Todo empezaba amigablemente, hasta que Marcovessi se quería ir, quedando a la espera del primero que se levantara de la mesa. Los lugareños por su lado se quejaban: “¿Para qué viene si a las dos horas se quiere ir?” “Come y se va. Para colmo hay que llevarlo hasta el otro lado de la ruta porque no es capaz de pagarse un remís”

“¿Por qué no le dice al boludo del hijo que esta al pedo todo el día?”.

Y comenzaba así la ruleta de excusas: el jefe del ferrocarril se disculpó diciendo que se le había hecho tarde, que en horas tenía pendiente un warrant con 40 vagones de cereales; el cartero por su parte mintió diciendo que había ido en bicicleta, también el panadero: “vine a pie”; y los pibes jóvenes se marcharon haciendo mutis por el foro para irse de joda al baile del pueblo. Enojado, solo y siendo las dos de la mañana encaró la puerta para ver cómo estaba la noche. El viejo Miranda bajo de golpe la persiana del lugar obligando a “cara de lluvia” a regresar caminando, mientras que dentro del local, los pocos que quedaban se reían sin parar y golpeaban las palmas de las manos sobre las rodillas e imitaban la expresión confundida del hombre.

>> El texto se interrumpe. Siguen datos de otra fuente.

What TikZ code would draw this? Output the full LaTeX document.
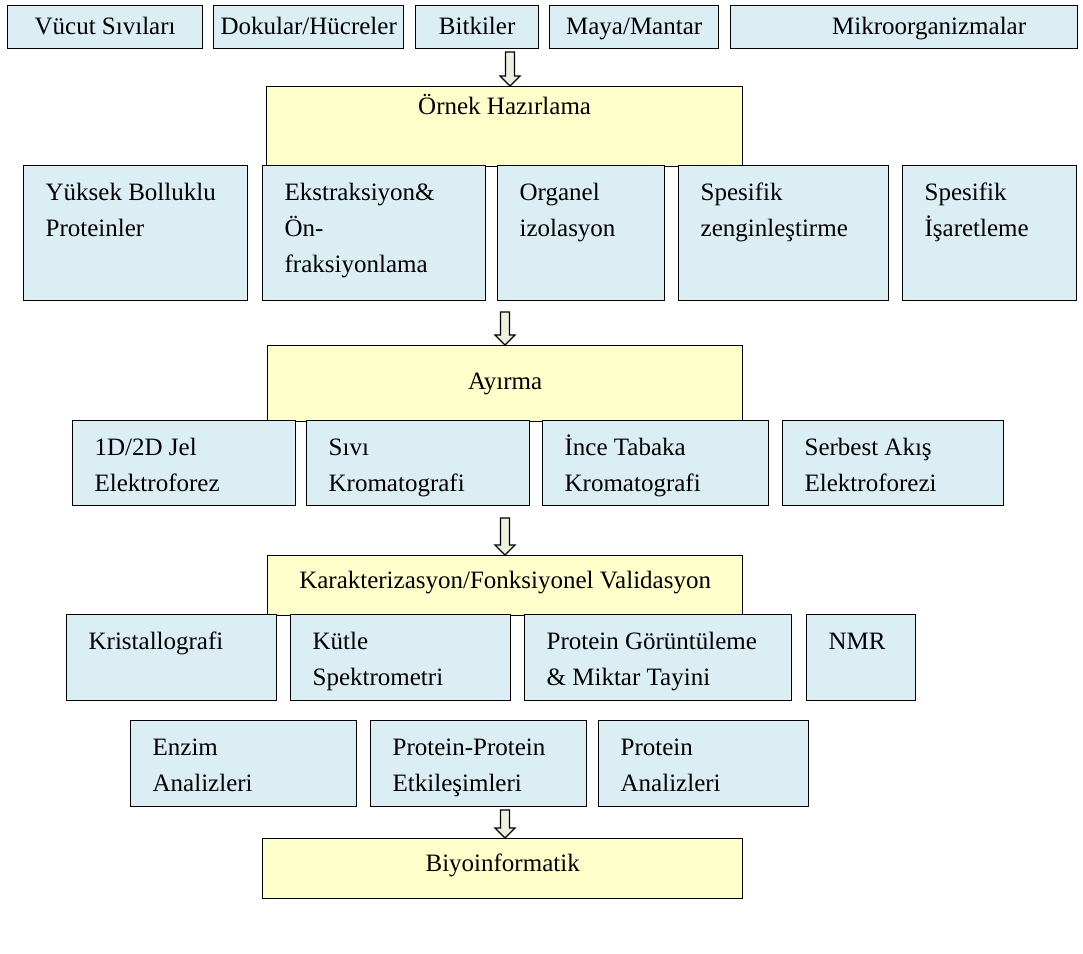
\documentclass[tikz,border=0pt]{standalone}
\usepackage{fontspec}
\setmainfont{Liberation Serif}
\usetikzlibrary{calc}
\definecolor{boxblue}{RGB}{218,238,243}
\definecolor{boxyellow}{RGB}{255,255,204}
\definecolor{arrowfill}{RGB}{235,241,222}
\tikzset{
  bluebox/.style={draw=black, fill=boxblue, line width=1.3pt, inner sep=0pt, anchor=north west},
  yellowbox/.style={draw=black, fill=boxyellow, line width=1.3pt, inner sep=0pt, anchor=north west},
  blockarrow/.style={draw=black, fill=arrowfill, line width=1.2pt, line join=miter},
}
% box with text at the top left: name, style, x, y, width, height, text
\newcommand{\topbox}[7]{%
  \node[#2] (#1) at (#3,#4) {\parbox[c][#6pt][t]{#5pt}{\fontsize{25}{36}\selectfont
    \leftskip=22pt\rightskip=0pt plus 1fil\parindent=0pt
    \vspace*{12pt}\rule{0pt}{23pt}#7\par}};}
% box with one centred line: name, style, x, y, width, height, drop, text
\newcommand{\midbox}[8]{%
  \node[#2] (#1) at (#3,#4) {\parbox[c][#6pt][t]{#5pt}{\fontsize{25}{36}\selectfont
    \centering\vspace*{#7pt}#8\par}};}
% hollow block arrow pointing down: tip coordinate, length
\newcommand{\blockdown}[2]{%
  \draw[blockarrow] ($(#1)+(-4.5,-#2)$) -- ($(#1)+(4.5,-#2)$) -- ($(#1)+(4.5,-10)$)
    -- ($(#1)+(10,-10)$) -- (#1) -- ($(#1)+(-10,-10)$) -- ($(#1)+(-4.5,-10)$) -- cycle;}
\begin{document}
\begin{tikzpicture}[x=1pt, y=-1pt]
\useasboundingbox (0,0) rectangle (1083,953);

% sources
\midbox{vucut}{bluebox}{7}{5}{195}{43}{12}{Vücut Sıvıları}
\midbox{doku}{bluebox}{213}{5}{190}{43}{12}{Dokular/Hücreler}
\midbox{bitki}{bluebox}{415}{5}{123}{43}{12}{Bitkiler}
\midbox{maya}{bluebox}{549}{5}{169}{43}{12}{Maya/Mantar}
\midbox{mikro}{bluebox}{730}{5}{347}{43}{12}{\hspace*{50pt}Mikroorganizmalar}

% sample preparation
\midbox{ornek}{yellowbox}{266}{86}{476}{80}{8}{Örnek Hazırlama}
\topbox{yuksek}{bluebox}{23}{165}{224}{135}{Yüksek Bolluklu Proteinler}
\topbox{ekstr}{bluebox}{262}{165}{223}{135}{Ekstraksiyon\&\\Ön-\\fraksiyonlama}
\topbox{organel}{bluebox}{497}{165}{167}{135}{Organel\\izolasyon}
\topbox{zengin}{bluebox}{678}{165}{210}{135}{Spesifik\\zenginleştirme}
\topbox{isaret}{bluebox}{902}{165}{174}{135}{Spesifik\\İşaretleme}

% separation
\midbox{ayirma}{yellowbox}{267}{345}{475}{76}{27}{Ayırma}
\topbox{jel}{bluebox}{72}{420}{223}{85}{1D/2D Jel\\Elektroforez}
\topbox{sivi}{bluebox}{306}{420}{223}{85}{Sıvı\\Kromatografi}
\topbox{ince}{bluebox}{542}{420}{226}{85}{İnce Tabaka\\Kromatografi}
\topbox{serbest}{bluebox}{782}{420}{221}{85}{Serbest Akış\\Elektroforezi}

% characterisation
\midbox{karakter}{yellowbox}{267}{555}{475}{60}{15}{Karakterizasyon/Fonksiyonel Validasyon}
\topbox{kristal}{bluebox}{66}{614}{210}{86}{Kristallografi}
\topbox{kutle}{bluebox}{290}{614}{220}{86}{Kütle\\Spektrometri}
\topbox{goruntu}{bluebox}{524}{614}{267}{86}{Protein Görüntüleme\\\& Miktar Tayini}
\topbox{nmr}{bluebox}{806}{614}{109}{86}{NMR}
\topbox{enzim}{bluebox}{130}{720}{226}{86}{Enzim\\Analizleri}
\topbox{ppi}{bluebox}{370}{720}{216}{86}{Protein-Protein\\Etkileşimleri}
\topbox{analiz}{bluebox}{598}{720}{210}{86}{Protein\\Analizleri}

% bioinformatics
\midbox{biyo}{yellowbox}{262}{838}{480}{60}{15}{Biyoinformatik}

% flow arrows between the stages
\coordinate (t1) at ($(ornek.north west)+(244,0)$);
\coordinate (t2) at ($(ayirma.north west)+(238,0)$);
\coordinate (t3) at ($(karakter.north west)+(238,0)$);
\coordinate (t4) at ($(biyo.north west)+(243,0)$);
\blockdown{t1}{34}
\blockdown{t2}{33}
\blockdown{t3}{37}
\blockdown{t4}{28}
\end{tikzpicture}
\end{document}
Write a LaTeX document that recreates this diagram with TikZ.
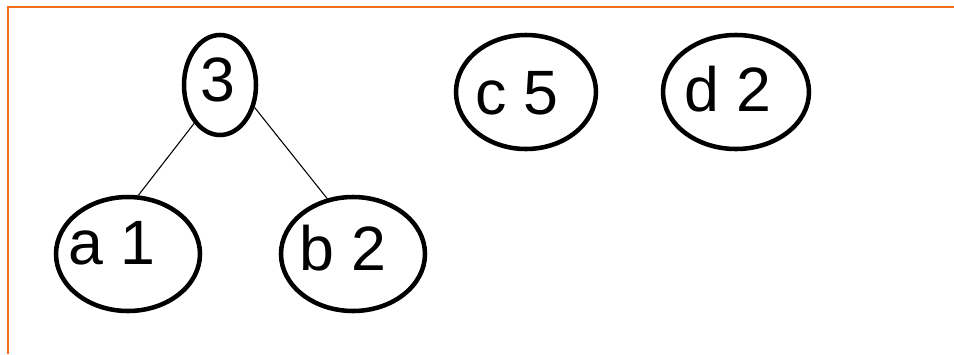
\documentclass[tikz,border=0pt]{standalone}
\usepackage{fontspec}
\setmainfont{Liberation Sans}
\usetikzlibrary{shapes.geometric}
\definecolor{framec}{RGB}{242,110,28}
\tikzset{
  oval/.style={draw,ellipse,line width=3.4pt,inner sep=0pt,minimum width=108pt,minimum height=85.5pt},
  txt/.style={inner sep=0pt,font=\fontsize{47}{56}\selectfont},
  edge/.style={line width=0.8pt}
}
\begin{document}
\begin{tikzpicture}[x=0.75pt,y=-0.75pt]
  \useasboundingbox (0,0) rectangle (954,354);
  \draw[framec,line width=1.5pt] (7.5,354) |- (954,6.5);
  % tree
  \node[oval,minimum width=54pt,minimum height=75pt] (n3) at (220,85) {};
  \node[oval] (a1) at (128,254) {};
  \node[oval] (b2) at (353,254) {};
  % single nodes
  \node[oval,minimum width=105pt] (c5) at (526,92) {};
  \node[oval,minimum width=109.5pt] (d2) at (736,92) {};
  \node[txt] (t3) at (218,80) {3};
  \node[txt] (ta1) at (112,243) {a 1};
  \node[txt] (tb2) at (343,248) {b 2};
  \node[txt] (tc5) at (517,93) {c 5};
  \node[txt] (td2) at (728,89) {d 2};
  \draw[edge] (n3.236) -- (a1.80);
  \draw[edge] (n3.327) -- (b2.115);
\end{tikzpicture}
\end{document}
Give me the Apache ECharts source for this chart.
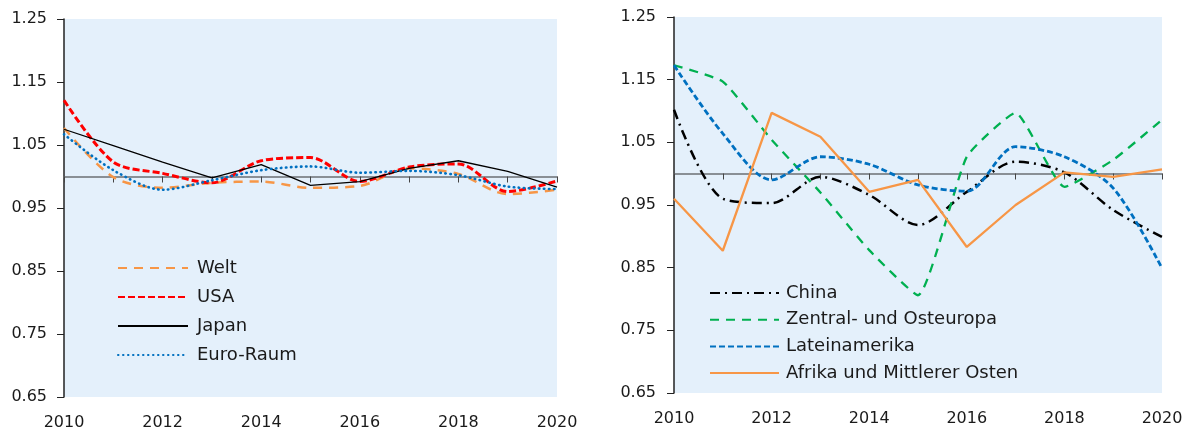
<!DOCTYPE html>
<html>
<head>
<meta charset="utf-8">
<script src="https://cdn.jsdelivr.net/npm/echarts@6/dist/echarts.min.js"></script>
<style>
html,body{margin:0;padding:0;background:#fff;}
#c{width:1191px;height:431px;}
</style>
</head>
<body>
<div id="c"></div>
<script>
const years = ['2010','2011','2012','2013','2014','2015','2016','2017','2018','2019','2020'];
const yTicks = [0.65, 0.75, 0.85, 0.95, 1.05, 1.15, 1.25];

const welt    = [1.077, 0.999, 0.982, 0.990, 0.992, 0.982, 0.985, 1.013, 1.004, 0.972, 0.979];
const usa     = [1.121, 1.023, 1.005, 0.990, 1.025, 1.030, 0.992, 1.015, 1.020, 0.976, 0.993];
const japan   = [1.075, 1.049, 1.023, 0.998, 1.019, 0.986, 0.992, 1.013, 1.025, 1.008, 0.983];
const euro    = [1.067, 1.010, 0.979, 0.994, 1.010, 1.016, 1.006, 1.009, 1.002, 0.984, 0.980];

const china   = [1.102, 0.960, 0.953, 0.995, 0.966, 0.918, 0.971, 1.019, 1.002, 0.942, 0.899];
const zentral = [1.173, 1.147, 1.054, 0.970, 0.878, 0.806, 1.027, 1.097, 0.979, 1.022, 1.086];
const latein  = [1.173, 1.064, 0.990, 1.027, 1.015, 0.982, 0.972, 1.043, 1.027, 0.977, 0.849];
const afrika  = [0.960, 0.877, 1.097, 1.059, 0.971, 0.990, 0.883, 0.950, 1.002, 0.995, 1.007];

const FONT = 'DejaVu Sans';
const TXT = '#1a1a1a';
const BG = '#e4f0fb';

const grids = [
  {left: 64, top: 19, width: 493, height: 378},
  {left: 674, top: 17, width: 488, height: 376}
];

function yAxis(gi, margin){
  return {
    type: 'value', gridIndex: gi, min: yTicks[0], max: yTicks[yTicks.length-1], interval: 0.1,
    splitLine: {show: false},
    axisLine: {show: true, lineStyle: {color: '#222', width: 1.5}},
    axisTick: {show: true, length: 7, lineStyle: {color: '#222', width: 1}},
    axisLabel: {color: TXT, fontFamily: FONT, fontSize: 16, margin: margin,
      formatter: v => Number(v).toFixed(2)}
  };
}
function xAxisLabels(gi, margin){
  return {
    type: 'category', gridIndex: gi, data: years, boundaryGap: false, position: 'bottom',
    axisLine: {show: false}, axisTick: {show: false},
    axisLabel: {color: TXT, fontFamily: FONT, fontSize: 16, margin: margin, interval: 1,
      showMinLabel: true, showMaxLabel: true}
  };
}
function xAxisRef(gi, offset){
  return {
    type: 'category', gridIndex: gi, data: years, boundaryGap: false, position: 'bottom',
    offset: offset,
    axisLine: {show: true, lineStyle: {color: '#6b6f74', width: 1.5}},
    axisTick: {show: true, interval: 0, length: 6, lineStyle: {color: '#444', width: 1}},
    axisLabel: {show: false}
  };
}

function line(name, data, xi, yi, color, width, type, smooth, cap){
  return {
    name: name, type: 'line', xAxisIndex: xi, yAxisIndex: yi, data: data,
    symbol: 'none', smooth: smooth, z: 3,
    lineStyle: {color: color, width: width, type: type, cap: cap || 'butt'},
    itemStyle: {color: color}
  };
}

const legendText = {color: TXT, fontFamily: FONT, fontSize: 18, lineHeight: 18};

const option = {
  animation: false,
  backgroundColor: '#ffffff',
  grid: grids.map(g => Object.assign({show: true, backgroundColor: BG, borderWidth: 0}, g)),
  xAxis: [
    xAxisLabels(0, 18),
    xAxisRef(0, -220.5),
    xAxisLabels(1, 18),
    xAxisRef(1, -219.5)
  ],
  yAxis: [yAxis(0, 17), yAxis(1, 18)],
  legend: [
    {
      data: ['Welt','USA','Japan','Euro-Raum'],
      orient: 'vertical', left: 117, top: 259, padding: 0,
      itemWidth: 70, itemHeight: 14, itemGap: 11,
      itemStyle: {opacity: 0},
      textStyle: Object.assign({padding: [0,0,0,4]}, legendText)
    },
    {
      data: ['China','Zentral- und Osteuropa','Lateinamerika','Afrika und Mittlerer Osten'],
      orient: 'vertical', left: 709, top: 284, padding: 0,
      itemWidth: 69, itemHeight: 14, itemGap: 8.7,
      itemStyle: {opacity: 0},
      textStyle: Object.assign({padding: [0,0,0,2]}, legendText)
    }
  ],
  series: [
    line('Welt', welt, 0, 0, '#f79646', 2.5, [9, 7], 0.3),
    line('USA', usa, 0, 0, '#ff0000', 3, [7, 3], 0.3),
    line('Japan', japan, 0, 0, '#000000', 1.3, 'solid', false),
    line('Euro-Raum', euro, 0, 0, '#0070c0', 2.6, [0.5, 4.5], 0.3, 'round'),
    line('China', china, 2, 1, '#000000', 2.5, [10, 5, 2, 5], 0.3),
    line('Zentral- und Osteuropa', zentral, 2, 1, '#00b050', 2.3, [9, 7], 0.15),
    line('Lateinamerika', latein, 2, 1, '#0070c0', 2.8, [6, 3], 0.3),
    line('Afrika und Mittlerer Osten', afrika, 2, 1, '#f79646', 2.3, 'solid', false)
  ]
};

const chart = echarts.init(document.getElementById('c'), null, {renderer: 'canvas'});
chart.setOption(option);
</script>
</body>
</html>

Esa noche sonó la sirena y se sintió la ambulancia. “Fatal accidente: fallece arrollado por las ruedas traseras de un camión el conocido vecino Mario Marcovessi, “cara de lluvia” como lo apodaban cariñosamente sus amigos. Según cuenta un canillita que estaba cerca del lugar del hecho, el septuagenario con dificultades había pisado una de las patas enfermas de un perro abandonado y para evitar ser atacado por la pobre bestia se tiró para el lado  de la ruta y golpeó la cabeza con el chasis del camión estacionado. No hubo detenidos. El infausto accidente se cobró la vida del anciano, pero para la ley no hubo responsables, aunque esto era una verdad a medias. Cada uno sintio culpa por haberlo dejado solo: el hijo, los amigos, el dueño del perro... dice el dicho que no hay peor cárcel que la conciencia.

Los años pasaron y en el boliche de los Miranda cuelga una foto de una de aquellas cenas donde se puede ver a “cara de lluvia” haciendo un brindis en el día del “amigo”.